The survey found that a mere 1.6 percent of the adult population self-identifies as “lesbian/gay,” and an even smaller 0.7 percent told interviewers they were bisexual. The bisexuals were outnumbered by the 1.1 percent who didn’t know, wouldn’t answer or said they were “something else.”

This result was far from the 10 percent that homosexual rights advocates have claimed since the 1970s. That figure was lifted from a book by discredited sex researcher Alfred Kinsey, who based his findings in part on interviews of men in prison. The 10 percent figure has been cited to invoke solidarity with the civil rights movement by approaching the 12 percent share of the national population that is black.

The results of the new federal survey is similar to other research, such as a 2011 study from the pro-homosexual Williams Institute at UCLA, which counted 1.7 percent of the population identifying as homosexual and 1.8 percent as bisexual.

Perhaps as a result of the Williams study, some homosexual activists have dialed the 10 percent figure back somewhat, closer to 4 percent to 5 percent, but the CDC findings suggest that even those numbers are exaggerated.

What’s not exaggerated is the size of the lobby’s political action fund, which spent $6 million to elect President Obama and congressional Democrats in 2012. That’s more than gun rights organizations mustered, even though gun owners make up at least half of the population.

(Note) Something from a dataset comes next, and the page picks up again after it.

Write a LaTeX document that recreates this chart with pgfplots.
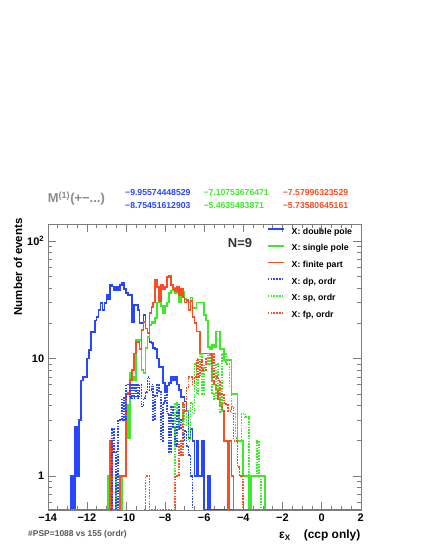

The outsized campaign contributions explain why President Obama has been so eager to do special favors for homosexual organizations. Mr. Obama boasted to an audience at a White House “pride month” event that he had appointed 11 federal judges of the homosexual persuasion, which, as the new survey shows, far exceeds their statistical proportion of the public.

Mr. Obama refused to enforce the Defense of Marriage Act and repealed the military’s “don’t ask, don’t tell” policy to open the ranks of the military services for the first time to gays eager to declare themselves. “We’ve done more [for them] than any administration in history,” he said.

We can expect now to hear demands to revise the methodology of the National Health Interview Survey and try again. There are already complaints that the study is flawed. The way to cure the methodology is to set the percentage the gays want and make the numbers fit the noisy fantasy.